Denmark’s government wants more ‘non-Western women’ to work

The government has allocated 140 million kroner over the next four years to programmes aimed at increasing employment levels amongst women who have migrated to Denmark.

Denmark’s government wants more 'non-Western women' to work
File photo: Thomas Lekfeldt/Ritzau Scanpix

The aim of the investment is to bring more women from non-Western countries onto the labour market, the Ministry for Immigration and Integration wrote on its website.

“It is absolutely crucial that we get more non-Western women working. Employment amongst refugees and immigrants is improving in general, but women are still some way behind – including those that have been in the country for many years,” immigration minister Inger Støjberg said via a press statement.
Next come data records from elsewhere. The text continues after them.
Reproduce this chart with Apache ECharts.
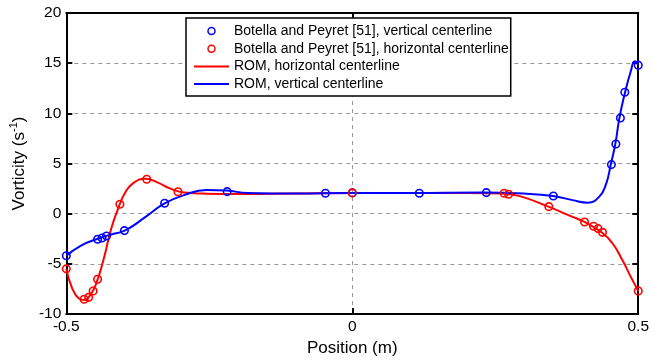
<!DOCTYPE html>
<html>
<head>
<meta charset="utf-8">
<script src="https://cdn.jsdelivr.net/npm/echarts@6/dist/echarts.min.js"></script>
<style>
html, body { margin: 0; padding: 0; background: #fff; }
#chart { width: 652px; height: 362px; }
</style>
</head>
<body>
<div id="chart"></div>
<script>
// Botella and Peyret reference points
var blueX = [-0.5, -0.4453, -0.4375, -0.4297, -0.3984, -0.3281, -0.2187, -0.0469, 0, 0.1172, 0.2344, 0.3516, 0.4531, 0.4609, 0.4688, 0.4766, 0.5];
var blueY = [-4.2, -2.55, -2.42, -2.22, -1.69, 1.04, 2.2, 2.03, 2.07, 2.03, 2.1, 1.76, 4.89, 6.95, 9.54, 12.1, 14.8];
var redX = [-0.5, -0.4688, -0.4609, -0.4531, -0.4453, -0.4063, -0.3594, -0.3047, 0, 0.2656, 0.2734, 0.3437, 0.4062, 0.4219, 0.4297, 0.4375, 0.5];
var redY = [-5.5, -8.53, -8.34, -7.71, -6.54, 0.94, 3.43, 2.19, 2.07, 2.03, 1.93, 0.70, -0.83, -1.26, -1.49, -1.86, -7.7];

// ROM curves
var romRedX = [-0.5, -0.49, -0.478, -0.468, -0.458, -0.448, -0.435, -0.422, -0.41, -0.398, -0.384, -0.362, -0.34, -0.318, -0.294, -0.26, -0.2, -0.1, 0, 0.1, 0.2, 0.262, 0.293, 0.343, 0.38, 0.405, 0.437, 0.455, 0.472, 0.487, 0.5];
var romRedY = [-5.5, -7.4, -8.45, -8.6, -8.1, -7.0, -4.6, -1.6, 0.4, 2.0, 3.0, 3.48, 3.1, 2.5, 2.1, 2.0, 1.95, 2.0, 2.05, 2.05, 2.05, 2.0, 1.75, 0.7, -0.2, -0.8, -1.9, -2.95, -4.6, -6.3, -7.7];
var romBlueX = [-0.5, -0.475, -0.445, -0.42, -0.398, -0.362, -0.329, -0.294, -0.255, -0.22, -0.183, -0.1, 0, 0.1, 0.23, 0.3, 0.351, 0.385, 0.412, 0.432, 0.444, 0.452, 0.46, 0.467, 0.477, 0.487, 0.494, 0.5];
var romBlueY = [-4.2, -3.2, -2.5, -2.05, -1.7, -0.35, 1.0, 1.85, 2.35, 2.3, 2.05, 2.0, 2.05, 2.05, 2.1, 2.0, 1.76, 1.35, 1.1, 1.7, 3.0, 4.9, 6.95, 9.5, 12.1, 14.2, 15.2, 14.8];

var names = [
  'Botella and Peyret [51], vertical centerline',
  'Botella and Peyret [51], horizontal centerline',
  'ROM, horizontal centerline',
  'ROM, vertical centerline'
];

function pairs(xs, ys) {
  var out = [];
  for (var i = 0; i < xs.length; i++) out.push([xs[i], ys[i]]);
  return out;
}

var FONT = 'Liberation Sans, Arial, sans-serif';
var chart = echarts.init(document.getElementById('chart'));

var frameAxis = function (extra) {
  var base = {
    type: 'value',
    axisLine: { show: true, onZero: false, lineStyle: { color: '#000', width: 2 } },
    axisTick: { show: true, inside: true, length: 6, lineStyle: { color: '#000', width: 2 } },
    splitLine: { show: false },
    axisLabel: { show: false }
  };
  for (var k in extra) base[k] = extra[k];
  return base;
};

var option = {
  animation: false,
  backgroundColor: '#fff',
  grid: { left: 65, right: 13, top: 13, bottom: 48, containLabel: false },
  legend: {
    orient: 'vertical',
    left: 186,
    top: 18,
    padding: [6, 2, 5, 7],
    itemWidth: 35,
    itemHeight: 7,
    itemGap: 3.7,
    backgroundColor: '#fff',
    borderColor: '#000',
    borderWidth: 1.5,
    borderRadius: 0,
    textStyle: { fontFamily: FONT, fontSize: 14, color: '#000', lineHeight: 14 },
    data: [
      { name: names[0], icon: 'circle', itemStyle: { color: '#fff', borderColor: '#0000ff', borderWidth: 1.5 } },
      { name: names[1], icon: 'circle', itemStyle: { color: '#fff', borderColor: '#ff0000', borderWidth: 1.5 } },
      { name: names[2], itemStyle: { opacity: 0 } },
      { name: names[3], itemStyle: { opacity: 0 } }
    ]
  },
  xAxis: [
    frameAxis({
      min: -0.5, max: 0.5, interval: 0.5, position: 'bottom',
      name: 'Position (m)', nameLocation: 'middle', nameGap: 25,
      nameTextStyle: { fontFamily: FONT, fontSize: 17, color: '#000' },
      axisLabel: { show: true, margin: 5, fontFamily: FONT, fontSize: 15.5, color: '#000' },
      splitLine: { show: true, lineStyle: { color: '#999', type: [4, 4], width: 1 } }
    }),
    frameAxis({ min: -0.5, max: 0.5, interval: 0.5, position: 'top' })
  ],
  yAxis: [
    frameAxis({
      min: -10, max: 20, interval: 5, position: 'left',
      name: '{a|Vorticity (s}{s|-1}{a|)}', nameLocation: 'middle', nameGap: 32,
      nameTextStyle: {
        fontFamily: FONT, fontSize: 17, color: '#000',
        rich: {
          a: { fontFamily: FONT, fontSize: 17, color: '#000', lineHeight: 20, verticalAlign: 'bottom' },
          s: { fontFamily: FONT, fontSize: 11, color: '#000', lineHeight: 20, verticalAlign: 'top', padding: [0, 0, 8, 0] }
        }
      },
      axisLabel: { show: true, margin: 5, fontFamily: FONT, fontSize: 15.5, color: '#000' },
      splitLine: { show: true, lineStyle: { color: '#999', type: [4, 4], width: 1 } }
    }),
    frameAxis({ min: -10, max: 20, interval: 5, position: 'right' })
  ],
  series: [
    {
      name: names[2], type: 'line', data: pairs(romRedX, romRedY),
      symbol: 'none', smooth: 0.5, z: 2,
      lineStyle: { color: '#ff0000', width: 2 }, itemStyle: { color: '#ff0000' }
    },
    {
      name: names[3], type: 'line', data: pairs(romBlueX, romBlueY),
      symbol: 'none', smooth: 0.5, z: 3,
      lineStyle: { color: '#0000ff', width: 2 }, itemStyle: { color: '#0000ff' }
    },
    {
      name: names[0], type: 'scatter', data: pairs(blueX, blueY),
      symbol: 'circle', symbolSize: 7.5, z: 4,
      itemStyle: { color: 'rgba(0,0,0,0)', borderColor: '#0000ff', borderWidth: 1.6, opacity: 1 }
    },
    {
      name: names[1], type: 'scatter', data: pairs(redX, redY),
      symbol: 'circle', symbolSize: 7.5, z: 5,
      itemStyle: { color: 'rgba(0,0,0,0)', borderColor: '#ff0000', borderWidth: 1.6, opacity: 1 }
    }
  ]
};
chart.setOption(option);
</script>
</body>
</html>
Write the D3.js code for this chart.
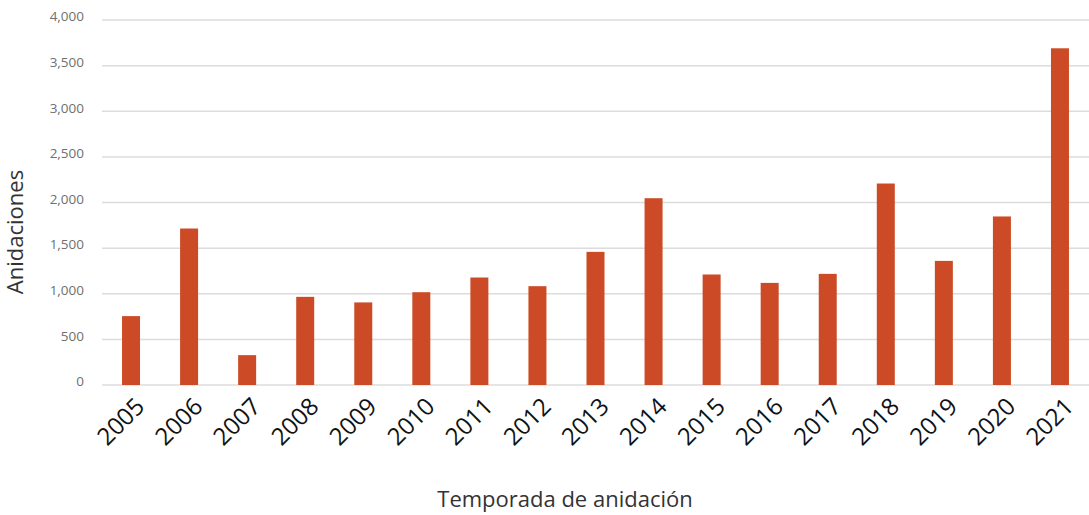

“That means that many of those women are without work and knowledge of the norms and values of Danish society, and are in practice isolated from Danish society,” Støjberg added.

The term 'non-Western' (ikkevestlige) is used by national database Statistics Denmark and encompasses nationals of all countries other than those in the EU plus Andorra, Australia, Canada, Iceland, Liechtenstein, Monaco, New Zealand, Norway, San Marino, Switzerland and the United States.

According to ministry figures, 47 percent of working-age women from non-Western countries are currently employed. For Danish women, that figure is 74 percent.

Up to 80,000 female immigrants and female children of immigrants are currently not in work, according to the government.

“That is why the government is now allocating 140 million kroner in an effort in which we, along with municipalities, can help women to find work, so they can learn Danish and contribute to society on an equal footing with everyone else,” Støjberg said.

The money will strengthen municipal resources for mentor programmes, contact persons, family support and courses for eligible women.